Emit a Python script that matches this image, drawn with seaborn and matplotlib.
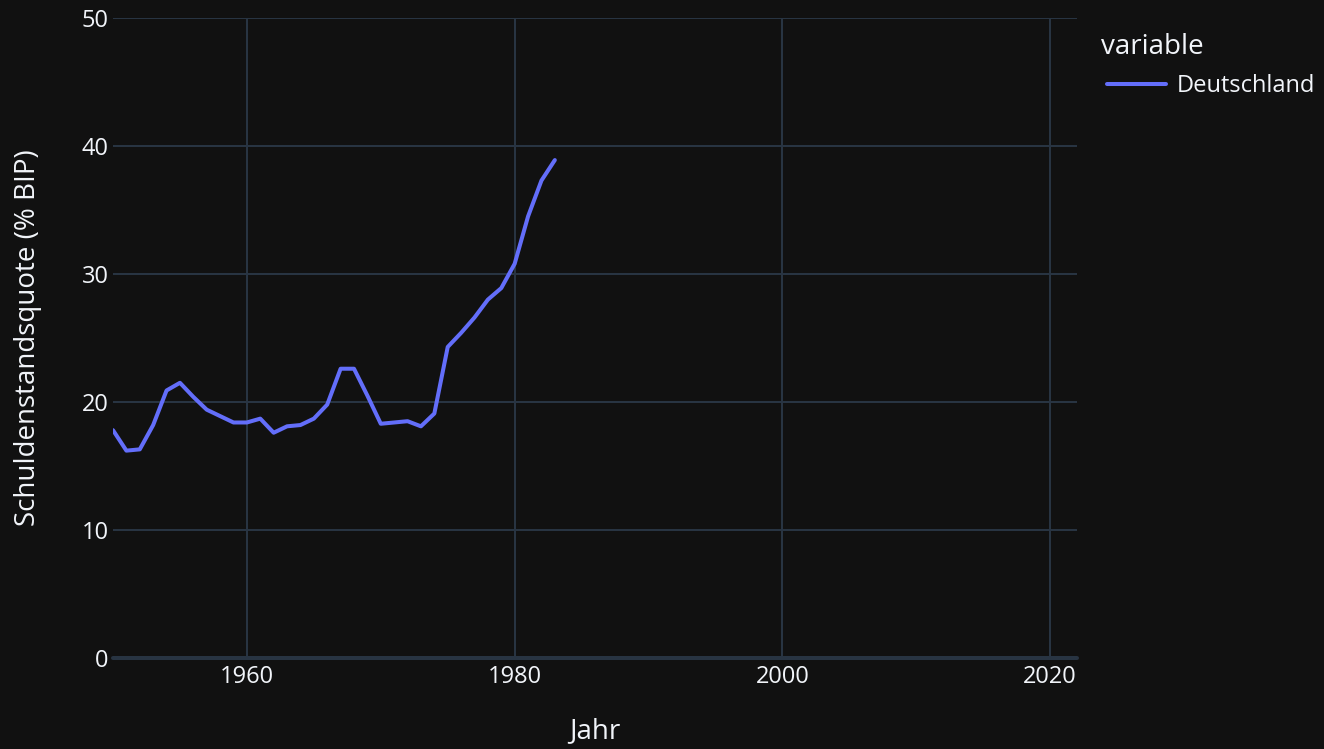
import matplotlib
matplotlib.use("Agg")
import matplotlib.pyplot as plt
import seaborn as sns
import pandas as pd

years = list(range(1950, 1984))
deutschland = [17.8, 16.2, 16.3, 18.2, 20.9, 21.5, 20.4, 19.4, 18.9, 18.4,
               18.4, 18.7, 17.6, 18.1, 18.2, 18.7, 19.8, 22.6, 22.6, 20.5,
               18.3, 18.4, 18.5, 18.1, 19.1, 24.3, 25.4, 26.6, 28.0, 28.9,
               30.8, 34.5, 37.3, 38.9]
series_name = "Deutschland"
legend_title = "variable"
x_ticks = [1960, 1980, 2000, 2020]
y_ticks = [0, 10, 20, 30, 40, 50]

df = pd.DataFrame({"Jahr": years, "value": deutschland, "variable": series_name})

BG = "#111111"
GRID = "#283442"
TEXT = "#f2f5fa"
LINE = "#636efa"

sns.set_theme(style="dark")
plt.rcParams["font.family"] = ["Open Sans", "DejaVu Sans"]

fig = plt.figure(figsize=(13.24, 7.49), dpi=100, facecolor=BG)
ax = fig.add_axes([113/1324, 1-658/749, (1077-113)/1324, (658-18)/749])
ax.set_facecolor(BG)

sns.lineplot(data=df, x="Jahr", y="value", hue="variable", palette=[LINE],
             linewidth=2.9, ax=ax, legend=True)

ax.set_xlim(1950, 2022)
ax.set_ylim(0, 50)
ax.set_xticks(x_ticks)
ax.set_yticks(y_ticks)
ax.grid(True, color=GRID, linewidth=1.44)
ax.set_axisbelow(True)
ax.axhline(0, color=GRID, linewidth=2.9, zorder=1.5, clip_on=False)
for s in ax.spines.values():
    s.set_visible(False)
ax.tick_params(axis="both", length=0, colors=TEXT, labelsize=17)
ax.tick_params(axis="y", pad=3)
ax.tick_params(axis="x", pad=5)
for lbl in ax.get_xticklabels() + ax.get_yticklabels():
    lbl.set_color(TEXT)

ax.set_xlabel("Jahr", color=TEXT, fontsize=20)
ax.set_ylabel("Schuldenstandsquote (% BIP)", color=TEXT, fontsize=20)
ax.xaxis.set_label_coords((595-113)/(1077-113), -(731-658)/(658-18))
ax.yaxis.set_label_coords(-(113-28)/(1077-113), 0.5)
ax.xaxis.label.set_verticalalignment("center")
ax.yaxis.label.set_verticalalignment("center")

handles, labels = ax.get_legend_handles_labels()
ax.get_legend().remove()
fig.text(1101/1324, 1-47/749, legend_title, color=TEXT, fontsize=20,
         ha="left", va="center")
leg = fig.legend(handles, labels, loc="center left",
                 bbox_to_anchor=(1107/1324, 1-86/749), frameon=False,
                 fontsize=17, handlelength=2.5,
                 handletextpad=0.47, borderaxespad=0, borderpad=0)
for t in leg.get_texts():
    t.set_color(TEXT)
for h in leg.get_lines():
    h.set_linewidth(2.9)

fig.savefig("out.png", dpi=100, facecolor=BG)
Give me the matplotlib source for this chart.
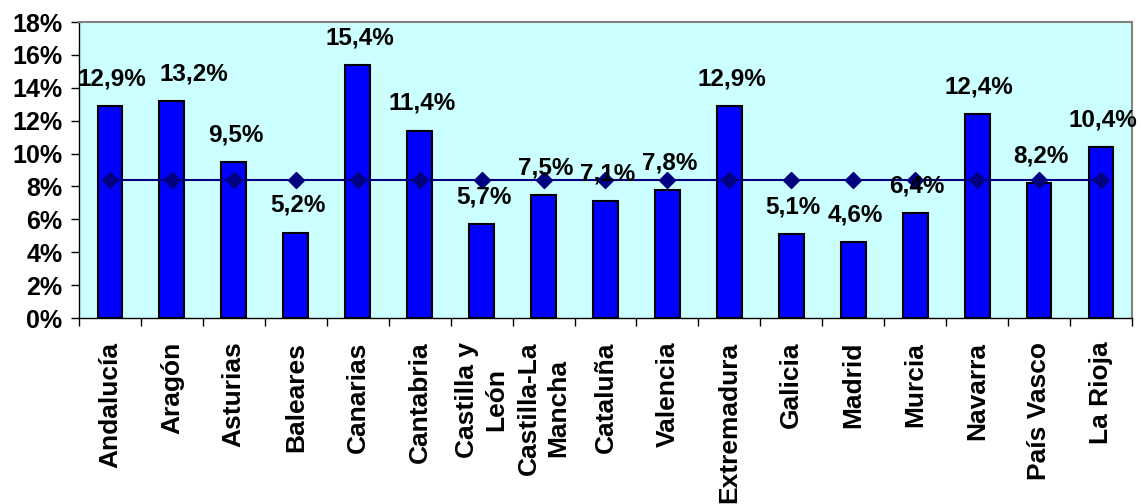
import matplotlib
matplotlib.use("Agg")
import matplotlib.pyplot as plt
from matplotlib.ticker import FixedLocator, FuncFormatter

plt.rcParams['font.family'] = ['Liberation Sans', 'DejaVu Sans']
plt.rcParams['font.weight'] = 'bold'

regiones = ["Andalucía", "Aragón", "Asturias", "Baleares", "Canarias",
            "Cantabria", "Castilla y\nLeón", "Castilla-La\nMancha", "Cataluña",
            "Valencia", "Extremadura", "Galicia", "Madrid", "Murcia",
            "Navarra", "País Vasco", "La Rioja"]
tasa = [12.9, 13.2, 9.5, 5.2, 15.4, 11.4, 5.7, 7.5, 7.1, 7.8, 12.9,
        5.1, 4.6, 6.4, 12.4, 8.2, 10.4]
media_espana = 8.4
yticks = [0, 2, 4, 6, 8, 10, 12, 14, 16, 18]

fig = plt.figure(figsize=(11.41, 5.04), dpi=100)
ax = fig.add_axes([0.0692, 0.369, 0.9229, 0.5873])
ax.set_facecolor('#CCFFFF')

x = list(range(len(regiones)))
ax.bar(x, tasa, width=0.4, color='#0000FF', edgecolor='black',
       linewidth=1.5, zorder=2)
# media nacional como línea con rombos
ax.plot(x, [media_espana] * len(x), color='#000080', linewidth=1.5,
        marker='D', markersize=8, markerfacecolor='#000080',
        markeredgecolor='#000080', zorder=3)

# Aragón se desplaza a la derecha para no pisar la etiqueta de Andalucía
desplaza = {1: 14}
for xi, v in zip(x, tasa):
    ax.annotate(f"{v:.1f}%".replace('.', ','), (xi, v),
                xytext=(1.5 + desplaza.get(xi, 0), 19.5),
                textcoords='offset points',
                ha='center', va='center', fontsize=17.5, fontweight='bold',
                zorder=4)

ax.set_xlim(-0.5, len(regiones) - 0.5)
ax.set_ylim(0, 18)
ax.set_yticks(yticks)
ax.yaxis.set_major_formatter(FuncFormatter(lambda v, _: f"{v:.0f}%"))
ax.tick_params(axis='y', direction='out', length=5.8, width=1,
               pad=6, labelsize=18, colors='black')

ax.set_xticks(x)
ax.set_xticklabels(regiones, rotation=90, fontsize=19, fontweight='bold',
                   linespacing=1.25)
ax.xaxis.set_minor_locator(FixedLocator([i - 0.5 for i in range(len(regiones) + 1)]))
ax.tick_params(axis='x', which='major', length=0, pad=17)
ax.tick_params(axis='x', which='minor', direction='out', length=5.8, width=1)

for side in ('top', 'right'):
    ax.spines[side].set_color('#808080')
    ax.spines[side].set_linewidth(1.5)
for side in ('left', 'bottom'):
    ax.spines[side].set_color('black')
    ax.spines[side].set_linewidth(1)

fig.savefig("out.png", dpi=100)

● SHORT PROBLEM: Omit every picture while copying the listing above exactly.

● FINISHED EXERCISE:
Emit a Python script that matches this image, drawn with seaborn and matplotlib.
import matplotlib
matplotlib.use("Agg")
import matplotlib.pyplot as plt
import seaborn as sns
import pandas as pd

years = list(range(1950, 1984))
deutschland = [17.8, 16.2, 16.3, 18.2, 20.9, 21.5, 20.4, 19.4, 18.9, 18.4,
               18.4, 18.7, 17.6, 18.1, 18.2, 18.7, 19.8, 22.6, 22.6, 20.5,
               18.3, 18.4, 18.5, 18.1, 19.1, 24.3, 25.4, 26.6, 28.0, 28.9,
               30.8, 34.5, 37.3, 38.9]
series_name = "Deutschland"
legend_title = "variable"
x_ticks = [1960, 1980, 2000, 2020]
y_ticks = [0, 10, 20, 30, 40, 50]

df = pd.DataFrame({"Jahr": years, "value": deutschland, "variable": series_name})

BG = "#111111"
GRID = "#283442"
TEXT = "#f2f5fa"
LINE = "#636efa"

sns.set_theme(style="dark")
plt.rcParams["font.family"] = ["Open Sans", "DejaVu Sans"]

fig = plt.figure(figsize=(13.24, 7.49), dpi=100, facecolor=BG)
ax = fig.add_axes([113/1324, 1-658/749, (1077-113)/1324, (658-18)/749])
ax.set_facecolor(BG)

sns.lineplot(data=df, x="Jahr", y="value", hue="variable", palette=[LINE],
             linewidth=2.9, ax=ax, legend=True)

ax.set_xlim(1950, 2022)
ax.set_ylim(0, 50)
ax.set_xticks(x_ticks)
ax.set_yticks(y_ticks)
ax.grid(True, color=GRID, linewidth=1.44)
ax.set_axisbelow(True)
ax.axhline(0, color=GRID, linewidth=2.9, zorder=1.5, clip_on=False)
for s in ax.spines.values():
    s.set_visible(False)
ax.tick_params(axis="both", length=0, colors=TEXT, labelsize=17)
ax.tick_params(axis="y", pad=3)
ax.tick_params(axis="x", pad=5)
for lbl in ax.get_xticklabels() + ax.get_yticklabels():
    lbl.set_color(TEXT)

ax.set_xlabel("Jahr", color=TEXT, fontsize=20)
ax.set_ylabel("Schuldenstandsquote (% BIP)", color=TEXT, fontsize=20)
ax.xaxis.set_label_coords((595-113)/(1077-113), -(731-658)/(658-18))
ax.yaxis.set_label_coords(-(113-28)/(1077-113), 0.5)
ax.xaxis.label.set_verticalalignment("center")
ax.yaxis.label.set_verticalalignment("center")

handles, labels = ax.get_legend_handles_labels()
ax.get_legend().remove()
fig.text(1101/1324, 1-47/749, legend_title, color=TEXT, fontsize=20,
         ha="left", va="center")
leg = fig.legend(handles, labels, loc="center left",
                 bbox_to_anchor=(1107/1324, 1-86/749), frameon=False,
                 fontsize=17, handlelength=2.5,
                 handletextpad=0.47, borderaxespad=0, borderpad=0)
for t in leg.get_texts():
    t.set_color(TEXT)
for h in leg.get_lines():
    h.set_linewidth(2.9)

fig.savefig("out.png", dpi=100, facecolor=BG)
Give me the matplotlib source for this chart.
import matplotlib
matplotlib.use("Agg")
import matplotlib.pyplot as plt
from matplotlib.ticker import FixedLocator, FuncFormatter

plt.rcParams['font.family'] = ['Liberation Sans', 'DejaVu Sans']
plt.rcParams['font.weight'] = 'bold'

regiones = ["Andalucía", "Aragón", "Asturias", "Baleares", "Canarias",
            "Cantabria", "Castilla y\nLeón", "Castilla-La\nMancha", "Cataluña",
            "Valencia", "Extremadura", "Galicia", "Madrid", "Murcia",
            "Navarra", "País Vasco", "La Rioja"]
tasa = [12.9, 13.2, 9.5, 5.2, 15.4, 11.4, 5.7, 7.5, 7.1, 7.8, 12.9,
        5.1, 4.6, 6.4, 12.4, 8.2, 10.4]
media_espana = 8.4
yticks = [0, 2, 4, 6, 8, 10, 12, 14, 16, 18]

fig = plt.figure(figsize=(11.41, 5.04), dpi=100)
ax = fig.add_axes([0.0692, 0.369, 0.9229, 0.5873])
ax.set_facecolor('#CCFFFF')

x = list(range(len(regiones)))
ax.bar(x, tasa, width=0.4, color='#0000FF', edgecolor='black',
       linewidth=1.5, zorder=2)
# media nacional como línea con rombos
ax.plot(x, [media_espana] * len(x), color='#000080', linewidth=1.5,
        marker='D', markersize=8, markerfacecolor='#000080',
        markeredgecolor='#000080', zorder=3)

# Aragón se desplaza a la derecha para no pisar la etiqueta de Andalucía
desplaza = {1: 14}
for xi, v in zip(x, tasa):
    ax.annotate(f"{v:.1f}%".replace('.', ','), (xi, v),
                xytext=(1.5 + desplaza.get(xi, 0), 19.5),
                textcoords='offset points',
                ha='center', va='center', fontsize=17.5, fontweight='bold',
                zorder=4)

ax.set_xlim(-0.5, len(regiones) - 0.5)
ax.set_ylim(0, 18)
ax.set_yticks(yticks)
ax.yaxis.set_major_formatter(FuncFormatter(lambda v, _: f"{v:.0f}%"))
ax.tick_params(axis='y', direction='out', length=5.8, width=1,
               pad=6, labelsize=18, colors='black')

ax.set_xticks(x)
ax.set_xticklabels(regiones, rotation=90, fontsize=19, fontweight='bold',
                   linespacing=1.25)
ax.xaxis.set_minor_locator(FixedLocator([i - 0.5 for i in range(len(regiones) + 1)]))
ax.tick_params(axis='x', which='major', length=0, pad=17)
ax.tick_params(axis='x', which='minor', direction='out', length=5.8, width=1)

for side in ('top', 'right'):
    ax.spines[side].set_color('#808080')
    ax.spines[side].set_linewidth(1.5)
for side in ('left', 'bottom'):
    ax.spines[side].set_color('black')
    ax.spines[side].set_linewidth(1)

fig.savefig("out.png", dpi=100)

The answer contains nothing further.